In some environments, such as those with resistant parent material or extreme climates, soil formation can be even slower. Fully developed, fertile soil profiles can require tens of thousands to hundreds of thousands of years to mature. These deeper layers show distinct horizons (layers) that reflect the long-term processes of weathering, nutrient leaching, and organic matter accumulation. The vast timescales underscore that soil is a non-renewable resource on human timescales.
Stewarding Soil for Future Generations
Given the slow pace of natural soil formation, human activities have a significant impact on soil fertility. Intensive agricultural practices, such as excessive tillage, can rapidly degrade soil structure and accelerate organic matter loss. This degradation can lead to soil erosion by wind and water, stripping away centuries of natural development in just a few years.
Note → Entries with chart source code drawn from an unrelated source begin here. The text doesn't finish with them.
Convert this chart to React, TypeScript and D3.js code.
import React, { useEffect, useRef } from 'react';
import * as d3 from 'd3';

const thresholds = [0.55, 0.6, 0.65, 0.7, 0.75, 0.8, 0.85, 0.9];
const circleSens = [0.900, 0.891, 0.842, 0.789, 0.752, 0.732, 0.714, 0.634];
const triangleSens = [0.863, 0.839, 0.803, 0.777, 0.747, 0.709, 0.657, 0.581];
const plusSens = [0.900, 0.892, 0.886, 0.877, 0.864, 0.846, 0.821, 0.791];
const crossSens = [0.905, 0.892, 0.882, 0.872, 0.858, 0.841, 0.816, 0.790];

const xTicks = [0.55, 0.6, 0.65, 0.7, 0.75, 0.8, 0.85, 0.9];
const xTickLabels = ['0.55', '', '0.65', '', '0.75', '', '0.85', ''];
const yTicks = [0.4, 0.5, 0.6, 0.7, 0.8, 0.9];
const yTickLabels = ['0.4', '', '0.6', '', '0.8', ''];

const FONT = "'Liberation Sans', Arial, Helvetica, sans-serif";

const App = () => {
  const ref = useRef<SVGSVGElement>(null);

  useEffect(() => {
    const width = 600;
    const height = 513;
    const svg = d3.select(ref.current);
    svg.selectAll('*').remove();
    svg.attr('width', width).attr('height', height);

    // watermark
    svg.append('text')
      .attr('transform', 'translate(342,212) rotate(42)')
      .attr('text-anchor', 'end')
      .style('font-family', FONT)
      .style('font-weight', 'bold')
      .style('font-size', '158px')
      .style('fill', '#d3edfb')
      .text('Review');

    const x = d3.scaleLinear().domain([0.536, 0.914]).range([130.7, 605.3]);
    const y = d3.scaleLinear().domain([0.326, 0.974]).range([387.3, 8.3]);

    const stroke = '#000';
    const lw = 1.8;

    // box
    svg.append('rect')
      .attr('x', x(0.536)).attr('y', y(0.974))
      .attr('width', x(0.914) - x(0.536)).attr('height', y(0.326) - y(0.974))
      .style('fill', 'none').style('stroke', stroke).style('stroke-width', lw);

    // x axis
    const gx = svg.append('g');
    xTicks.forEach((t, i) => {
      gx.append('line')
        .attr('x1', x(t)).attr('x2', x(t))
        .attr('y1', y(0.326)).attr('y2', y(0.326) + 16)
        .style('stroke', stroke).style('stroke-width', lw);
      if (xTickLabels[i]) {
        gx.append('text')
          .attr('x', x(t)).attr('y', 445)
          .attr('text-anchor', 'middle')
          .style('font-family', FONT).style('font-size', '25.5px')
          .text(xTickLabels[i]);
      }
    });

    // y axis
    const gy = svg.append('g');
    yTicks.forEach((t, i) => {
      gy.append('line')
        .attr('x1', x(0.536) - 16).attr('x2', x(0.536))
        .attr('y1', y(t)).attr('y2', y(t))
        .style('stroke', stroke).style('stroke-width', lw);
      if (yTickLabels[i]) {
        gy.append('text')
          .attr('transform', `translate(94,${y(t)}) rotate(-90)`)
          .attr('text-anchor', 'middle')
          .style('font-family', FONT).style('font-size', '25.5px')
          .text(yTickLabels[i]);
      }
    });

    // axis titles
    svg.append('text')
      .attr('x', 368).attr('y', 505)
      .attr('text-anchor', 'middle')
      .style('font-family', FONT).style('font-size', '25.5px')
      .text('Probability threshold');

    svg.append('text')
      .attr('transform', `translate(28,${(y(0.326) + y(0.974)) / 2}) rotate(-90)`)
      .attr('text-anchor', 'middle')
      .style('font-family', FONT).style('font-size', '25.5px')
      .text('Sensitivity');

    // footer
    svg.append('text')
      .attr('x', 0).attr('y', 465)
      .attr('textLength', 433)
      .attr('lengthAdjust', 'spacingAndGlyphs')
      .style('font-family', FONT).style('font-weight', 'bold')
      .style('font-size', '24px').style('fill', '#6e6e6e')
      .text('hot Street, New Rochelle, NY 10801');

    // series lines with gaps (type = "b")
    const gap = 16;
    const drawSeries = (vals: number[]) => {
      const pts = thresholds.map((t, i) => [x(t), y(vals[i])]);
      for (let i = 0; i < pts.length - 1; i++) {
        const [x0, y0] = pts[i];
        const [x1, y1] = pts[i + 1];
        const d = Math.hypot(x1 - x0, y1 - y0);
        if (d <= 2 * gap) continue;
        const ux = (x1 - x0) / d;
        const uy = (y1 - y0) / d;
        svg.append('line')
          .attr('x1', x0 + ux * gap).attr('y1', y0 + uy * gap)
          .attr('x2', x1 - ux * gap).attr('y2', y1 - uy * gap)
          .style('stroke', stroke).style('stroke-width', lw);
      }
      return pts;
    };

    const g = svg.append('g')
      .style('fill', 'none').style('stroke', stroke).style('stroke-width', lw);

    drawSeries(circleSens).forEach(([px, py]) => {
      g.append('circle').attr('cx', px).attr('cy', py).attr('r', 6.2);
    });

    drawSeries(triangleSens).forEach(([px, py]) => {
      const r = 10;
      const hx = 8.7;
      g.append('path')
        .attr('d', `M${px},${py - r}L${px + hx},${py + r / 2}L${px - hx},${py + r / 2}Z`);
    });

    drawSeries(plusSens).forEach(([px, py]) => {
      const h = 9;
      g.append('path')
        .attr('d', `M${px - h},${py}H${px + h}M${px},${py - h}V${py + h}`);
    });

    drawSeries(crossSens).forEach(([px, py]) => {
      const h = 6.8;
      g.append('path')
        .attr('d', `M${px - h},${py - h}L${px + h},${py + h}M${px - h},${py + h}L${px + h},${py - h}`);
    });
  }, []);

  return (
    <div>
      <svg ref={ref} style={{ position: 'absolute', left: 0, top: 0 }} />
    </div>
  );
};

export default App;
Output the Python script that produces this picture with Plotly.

When soil erodes, it carries away essential nutrients and the microbial communities that contribute to fertility.
Conversely, sustainable land management techniques can help maintain and improve soil fertility. Practices like no-till farming, which minimizes soil disturbance, help preserve soil structure and organic matter. Cover cropping, where plants are grown specifically to protect and enrich the soil between main crop cycles, adds biomass and reduces erosion. Incorporating organic amendments such as compost and manure enhances soil nutrient content and supports microbial life. These actions are important for ensuring this resource remains productive for future generations.